Rumbula Air Base is an air base located 11 km southeast of Riga city centre in Latvia. The airfield was used for military purposes in the 1950s and 1960s. In the 1960s it was used as temporary passenger airport for bigger planes until the new Riga International Airport was opened in 1973. At least since 2001 there has been no military or commercial aviation based in Rumbula. Now it is mainly used as the biggest auto market in Latvia, and only about five small general aviation planes are based here. The runway is in very poor condition. It has many potholes and concrete blocks are often used to learn how to drive a car, or for "test drives" of cars to be sold at the market. It is difficult to find a continuous stretch of road without obstacles longer than 3000 m. There are also a few "bomb-proof" camouflaged military hangars (one example is located at 56°53'08.39" N / 24°13'33.93" E). The hangars are mainly used as storage or general purpose facilities; they are not obvious on satellite images and are not freely accessible on the ground.

However, lately, mainly on weekends, motorized paragliders and ultra-light planes are using the runway. Airsport enthusiasts are taking control of the runway and stop students from driving cars so that they will not interfere with gliders and planes.

The air traffic from Rumbula can be seen flying mainly southward over Rumbula and along the Daugava river at heights of up to 300 m.

== History ==
The airfield was used by the USSR Air Force before and during World War II. On June 22, 1941, the 46th dive bomber aviation regiment was based at the airfield.

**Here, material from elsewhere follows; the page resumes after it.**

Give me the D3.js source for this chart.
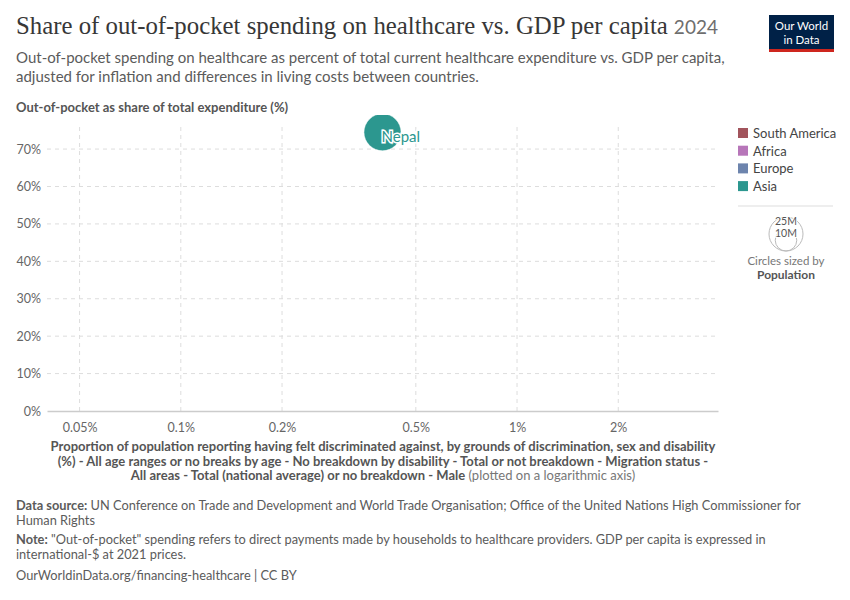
<!DOCTYPE html>
<html lang="en">
<head>
<meta charset="UTF-8">
<title>Share of out-of-pocket spending on healthcare vs. GDP per capita</title>
<script src="https://d3js.org/d3.v7.min.js"></script>
<style>
  body { margin: 0; background: #fff; }
  svg { font-family: Lato, "Noto Sans", sans-serif; }
  .grid line { stroke: #ddd; stroke-dasharray: 4,4; }
  .tick text { fill: #666; font-size: 12.5px; }
</style>
</head>
<body>
<div id="chart"></div>
<script>
// data
const countries = ["Nepal"];
const continents = ["Asia"];
const xValues = [0.398];   // discrimination share (%)
const yValues = [74.5];    // out-of-pocket share (%)
const populations = [29.7e6];

const legendNames = ["South America", "Africa", "Europe", "Asia"];
const legendColors = ["#a2545c", "#b776b9", "#6d84ad", "#2c978f"];
const xTicks = [0.05, 0.1, 0.2, 0.5, 1, 2];
const yTicks = [0, 10, 20, 30, 40, 50, 60, 70];

const W = 850, H = 600;
const svg = d3.select("#chart").append("svg").attr("width", W).attr("height", H);

const plot = { left: 47, right: 718, top: 127, bottom: 411 };
const x = d3.scaleLog().domain([0.04, 3.96]).range([plot.left, plot.right]);
const y = d3.scaleLinear().domain([0, 75.9]).range([plot.bottom, plot.top]);
const r = d3.scaleSqrt().domain([0, 25e6]).range([0, 17]);
const color = d3.scaleOrdinal().domain(legendNames).range(legendColors);

// header
svg.append("text").attr("x", 16).attr("y", 34)
  .style("font-family", "'Liberation Serif', 'DejaVu Serif', serif")
  .style("font-size", "24.8px").attr("fill", "#373737")
  .text("Share of out-of-pocket spending on healthcare vs. GDP per capita")
  .append("tspan").attr("dx", 6).style("font-family", "Lato, sans-serif")
  .style("font-size", "19px").attr("fill", "#6e6e6e").text("2024");

const sub = ["Out-of-pocket spending on healthcare as percent of total current healthcare expenditure vs. GDP per capita,",
  "adjusted for inflation and differences in living costs between countries."];
sub.forEach((t, i) => svg.append("text").attr("x", 16).attr("y", 63 + i * 19)
  .attr("fill", "#5b5b5b").style("font-size", "15px").text(t));

// logo
svg.append("rect").attr("x", 769).attr("y", 15).attr("width", 65).attr("height", 37).attr("fill", "#002147");
svg.append("rect").attr("x", 769).attr("y", 49).attr("width", 65).attr("height", 3).attr("fill", "#ce261e");
["Our World", "in Data"].forEach((t, i) => svg.append("text").attr("x", 801.5).attr("y", 30 + i * 13.5)
  .attr("text-anchor", "middle").attr("fill", "#fff").style("font-size", "11.5px").text(t));

// y axis title
svg.append("text").attr("x", 16).attr("y", 112).attr("fill", "#555")
  .style("font-size", "13px").style("font-weight", "bold")
  .text("Out-of-pocket as share of total expenditure (%)");

// grid
const g = svg.append("g");
g.append("g").attr("class", "grid").selectAll("line").data(yTicks.filter(d => d > 0)).join("line")
  .attr("x1", plot.left).attr("x2", plot.right).attr("y1", d => y(d)).attr("y2", d => y(d));
g.append("g").attr("class", "grid").selectAll("line").data(xTicks).join("line")
  .attr("x1", d => x(d)).attr("x2", d => x(d)).attr("y1", plot.top).attr("y2", plot.bottom);

// y axis labels
const yAxis = g.append("g").attr("transform", `translate(${plot.left},0)`)
  .call(d3.axisLeft(y).tickValues(yTicks).tickFormat(d => d + "%").tickSize(0).tickPadding(6));
yAxis.select(".domain").remove();
yAxis.selectAll(".tick text").style("font-family", "Lato, sans-serif");

// x axis
const xAxis = g.append("g").attr("transform", `translate(0,${plot.bottom})`)
  .call(d3.axisBottom(x).tickValues(xTicks).tickFormat(d => d + "%").tickSize(0).tickPadding(12));
xAxis.select(".domain").attr("stroke", "#ccc").attr("stroke-width", 1.5);
xAxis.selectAll(".tick text").style("font-family", "Lato, sans-serif");

// x axis title
const xt = [
  ["Proportion of population reporting having felt discriminated against, by grounds of discrimination, sex and disability", ""],
  ["(%) - All age ranges or no breaks by age - No breakdown by disability - Total or not breakdown - Migration status -", ""],
  ["All areas - Total (national average) or no breakdown - Male", " (plotted on a logarithmic axis)"]
];
xt.forEach((t, i) => {
  const tx = svg.append("text").attr("x", 383).attr("y", 451 + i * 14.5).attr("text-anchor", "middle")
    .attr("fill", "#555").style("font-size", "13px");
  tx.append("tspan").style("font-weight", "bold").text(t[0]);
  if (t[1]) tx.append("tspan").attr("fill", "#777").text(t[1]);
});

// points
const clip = svg.append("clipPath").attr("id", "clip").append("rect")
  .attr("x", plot.left).attr("y", plot.top - 12).attr("width", plot.right - plot.left).attr("height", plot.bottom - plot.top + 12);
const pts = countries.map((c, i) => ({ name: c, cont: continents[i], x: xValues[i], y: yValues[i], pop: populations[i] }));
g.append("g").attr("clip-path", "url(#clip)").selectAll("circle").data(pts).join("circle")
  .attr("cx", d => x(d.x)).attr("cy", d => y(d.y)).attr("r", d => r(d.pop))
  .attr("fill", d => color(d.cont)).attr("stroke", "#fff").attr("stroke-width", 0.5);
g.append("g").selectAll("text").data(pts).join("text")
  .attr("x", d => x(d.x) - 1).attr("y", d => y(d.y) + 10)
  .attr("fill", d => color(d.cont)).style("font-size", "15px")
  .attr("stroke", "#fff").attr("stroke-width", 3).attr("paint-order", "stroke")
  .text(d => d.name);

// legend
const lg = svg.append("g").attr("transform", "translate(738,0)");
legendNames.forEach((n, i) => {
  lg.append("rect").attr("x", 0).attr("y", 128 + i * 17.7).attr("width", 10).attr("height", 10).attr("fill", legendColors[i]);
  lg.append("text").attr("x", 15).attr("y", 138 + i * 17.7).attr("fill", "#444").style("font-size", "13px").text(n);
});
lg.append("line").attr("x1", 0).attr("x2", 95).attr("y1", 206).attr("y2", 206).attr("stroke", "#ddd");
const sizeCx = 48, sizeBase = 251;
[25e6, 10e6].forEach(p => {
  lg.append("circle").attr("cx", sizeCx).attr("cy", sizeBase - r(p)).attr("r", r(p))
    .attr("fill", "none").attr("stroke", "#bbb");
});
lg.append("text").attr("x", sizeCx).attr("y", sizeBase - 2 * r(25e6) + 8).attr("text-anchor", "middle")
  .attr("fill", "#555").style("font-size", "10.5px").attr("stroke", "#fff").attr("stroke-width", 2)
  .attr("paint-order", "stroke").text("25M");
lg.append("text").attr("x", sizeCx).attr("y", sizeBase - 2 * r(10e6) + 8).attr("text-anchor", "middle")
  .attr("fill", "#555").style("font-size", "10.5px").attr("stroke", "#fff").attr("stroke-width", 2)
  .attr("paint-order", "stroke").text("10M");
lg.append("text").attr("x", sizeCx).attr("y", 265).attr("text-anchor", "middle")
  .attr("fill", "#777").style("font-size", "11.5px").text("Circles sized by");
lg.append("text").attr("x", sizeCx).attr("y", 279).attr("text-anchor", "middle")
  .attr("fill", "#555").style("font-size", "12px").style("font-weight", "bold").text("Population");

// footer
const foot = [
  [["Data source:", true], [" UN Conference on Trade and Development and World Trade Organisation; Office of the United Nations High Commissioner for", false]],
  [["Human Rights", false]],
  [["Note:", true], [" \"Out-of-pocket\" spending refers to direct payments made by households to healthcare providers. GDP per capita is expressed in", false]],
  [["international-$ at 2021 prices.", false]],
  [["OurWorldinData.org/financing-healthcare | CC BY", false]]
];
const fy = [510, 525, 544, 559, 580];
foot.forEach((line, i) => {
  const t = svg.append("text").attr("x", 16).attr("y", fy[i]).attr("fill", "#5b5b5b").style("font-size", "12.8px");
  line.forEach(([s, b]) => t.append("tspan").style("font-weight", b ? "bold" : "normal").text(s));
});
</script>
</body>
</html>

From 1945 to 1953, the 265th Fighter Aviation Regiment 336th Fighter Aviation Division was based at the airfield, using Yak-9U and MiG-15 aircraft. In 1953 the regiment relocated to the Poduzheme airfield in Kemsky district, Karelian Autonomous Soviet Socialist Republic.

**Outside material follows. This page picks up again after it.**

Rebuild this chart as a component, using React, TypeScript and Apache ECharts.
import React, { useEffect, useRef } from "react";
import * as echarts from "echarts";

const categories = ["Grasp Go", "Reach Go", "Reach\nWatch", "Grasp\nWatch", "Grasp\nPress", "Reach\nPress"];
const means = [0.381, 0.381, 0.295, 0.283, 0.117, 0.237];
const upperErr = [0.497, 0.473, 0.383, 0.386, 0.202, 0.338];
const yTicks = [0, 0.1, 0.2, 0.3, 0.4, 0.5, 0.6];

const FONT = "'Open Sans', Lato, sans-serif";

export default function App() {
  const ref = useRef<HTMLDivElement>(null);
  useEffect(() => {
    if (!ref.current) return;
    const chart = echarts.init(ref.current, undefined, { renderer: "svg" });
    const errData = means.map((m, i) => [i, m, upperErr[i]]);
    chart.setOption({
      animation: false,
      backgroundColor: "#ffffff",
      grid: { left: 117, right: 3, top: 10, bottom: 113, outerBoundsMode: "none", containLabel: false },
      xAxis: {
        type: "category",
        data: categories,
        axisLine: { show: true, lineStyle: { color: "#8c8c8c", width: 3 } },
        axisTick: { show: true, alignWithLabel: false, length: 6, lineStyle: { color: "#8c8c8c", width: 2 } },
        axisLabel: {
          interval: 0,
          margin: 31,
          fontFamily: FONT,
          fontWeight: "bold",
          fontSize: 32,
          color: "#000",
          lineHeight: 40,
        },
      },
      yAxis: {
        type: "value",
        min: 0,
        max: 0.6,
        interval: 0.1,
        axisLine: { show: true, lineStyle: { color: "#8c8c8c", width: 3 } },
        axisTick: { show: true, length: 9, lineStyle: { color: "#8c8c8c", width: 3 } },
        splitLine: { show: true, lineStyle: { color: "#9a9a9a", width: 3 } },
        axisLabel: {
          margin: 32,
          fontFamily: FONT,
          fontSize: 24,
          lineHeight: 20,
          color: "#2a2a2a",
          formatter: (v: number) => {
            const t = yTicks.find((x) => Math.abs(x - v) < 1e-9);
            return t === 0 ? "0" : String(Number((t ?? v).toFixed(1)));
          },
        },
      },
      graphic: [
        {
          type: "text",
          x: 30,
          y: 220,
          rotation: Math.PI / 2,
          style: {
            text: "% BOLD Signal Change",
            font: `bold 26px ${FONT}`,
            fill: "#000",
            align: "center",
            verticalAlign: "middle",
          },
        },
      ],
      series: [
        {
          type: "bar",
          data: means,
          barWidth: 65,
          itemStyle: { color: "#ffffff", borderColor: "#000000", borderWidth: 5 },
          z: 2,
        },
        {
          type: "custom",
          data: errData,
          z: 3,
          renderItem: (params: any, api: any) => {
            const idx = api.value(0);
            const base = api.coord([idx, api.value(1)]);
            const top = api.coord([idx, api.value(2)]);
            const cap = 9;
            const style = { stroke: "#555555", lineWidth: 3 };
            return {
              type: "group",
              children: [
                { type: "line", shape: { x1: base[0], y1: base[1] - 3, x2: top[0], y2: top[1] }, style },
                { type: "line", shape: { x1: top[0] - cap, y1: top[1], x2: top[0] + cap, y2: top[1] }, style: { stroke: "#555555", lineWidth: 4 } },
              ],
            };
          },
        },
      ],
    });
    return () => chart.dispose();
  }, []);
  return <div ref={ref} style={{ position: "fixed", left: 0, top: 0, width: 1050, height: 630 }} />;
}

From December 14, 1944, to February 1946, the 33rd Fighter Aviation Regiment 106th Fighter Aviation Division of the Air Defense was based at the aerodrome. The regiment covered the city of Riga from enemy air raids. In February 1946, the regiment relocated to the airfield in the city Kaunas Lithuanian SSR.

From March 2, 1946, the Romanian 164th Fighter Aviation Galatsky Red Banner Order of Suvorov Regiment was included in the 336th Fighter Aviation Division on airplanes Yak-9U, which was based at the aerodrome until April 1, 1947, after which it disbanded.

From September 1953 to 1980, the 899th Orshansky Red Banner Order of Suvorov. E. Dzerzhinsky Fighter Aviation Regiment was based at the airfield. In November 1975, the regiment took part in the suppression of the mutiny aboard the Soviet frigate Storozhevoy. In spring 1980, the regiment, part of the 1st Guards Stalingradsko-Berlinskaya Red Banner Fighter Aviation Division, 15th Air Army, moved from Riga-Rumbula to Lielvārde airfield.

In October 1965, to welcome airplanes like the Ilyushin Il-18 while Riga International Airport wasn't around yet, Rumbula Airport became the international airport of Riga for civil air traffic. It was Aeroflot Latvia's base until 1974 when it was closed because Riga International Airport had finished construction. The old airstairs of the Ilyushin Il-18s are still present in the passenger parking lot.

Currently, the airfield is used as a car market, which is the largest in Latvia, as well as for the home base of small aircraft.